Just letting your kid go with a stranger isn’t in and of itself that big of a deal, especially if you’ve had a chance to meet the person.
That’s pretty sad. I’ve accepted lifts and given lifts to strangers all over Europe, and while I wouldn’t advice young women travelling alone to accept lifts from strangers, it never occurred to me that children in the company with adults should be particular concerned or at risk. Let alone to the degree that one should freak out over the kindness of strangers giving you a lift.
Mother has claimed multiple times that she didn’t let the girl go with him; she says she was distracted and didn’t know right away that her daughter had followed the man. Having seen my own sister equally oblivious when shopping with her large family, and given that it was 11 pm, AND that the police say only a short period of time elapsed before she called them… I find her version altogether plausible.
See, I agree with your last statement completely, yet I think that many are arguing against something that’s not being said. No one in this thread has said this woman or her child deserved the fate that be fell them. And literally everyone, including myself, has a story about how we have benefitted from the kindness of strangers. But as Dr. Drake pointed out more than once, it’s not about the one (or, to be fair, a few) slips of judgment most people have in these circumstances. It doesn’t take a bad ass Monday morning armchair quarterback to realize that, for the majority of people, warning bells would’ve been exploding in their head to RUN FROM THE “CREEPY” GUY long before the whole thing ended in police and tears.

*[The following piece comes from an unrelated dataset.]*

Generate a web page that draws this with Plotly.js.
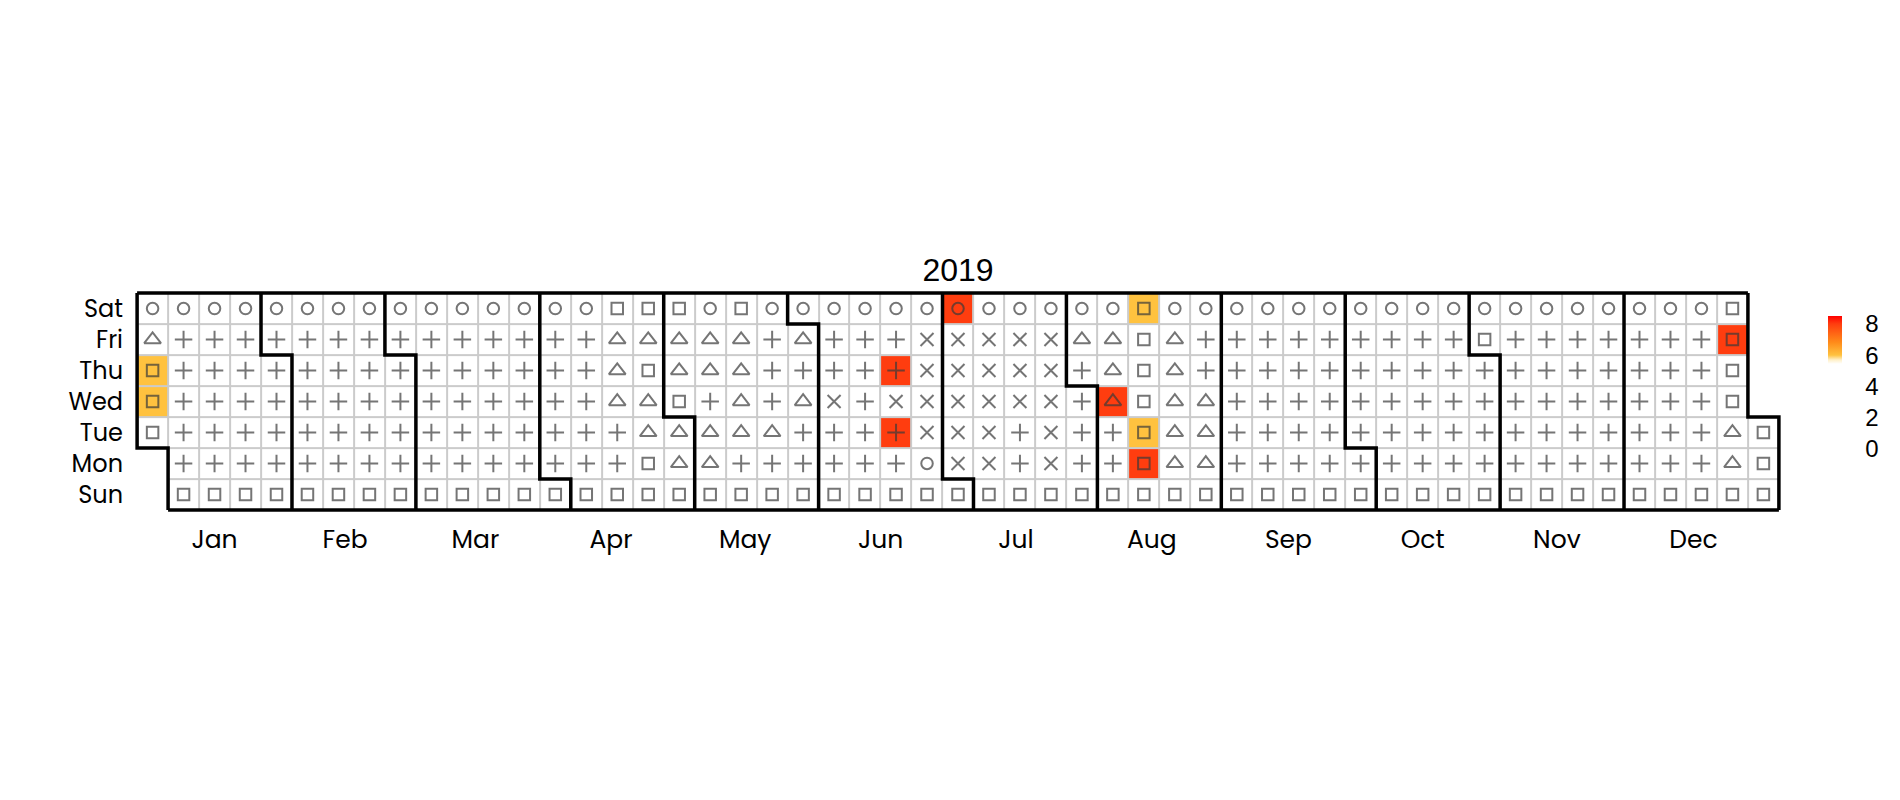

Finally, if we personally can recognize what we’ve done in the past that was stupid (but turned out all right), why is it unacceptable to point out that her decision making was also stupid? We’re not saying it to her face, nor will we be the ones determining her conservatorship going forward. We’re just making observations on a message board with no indictments of anyone else or their behaviors.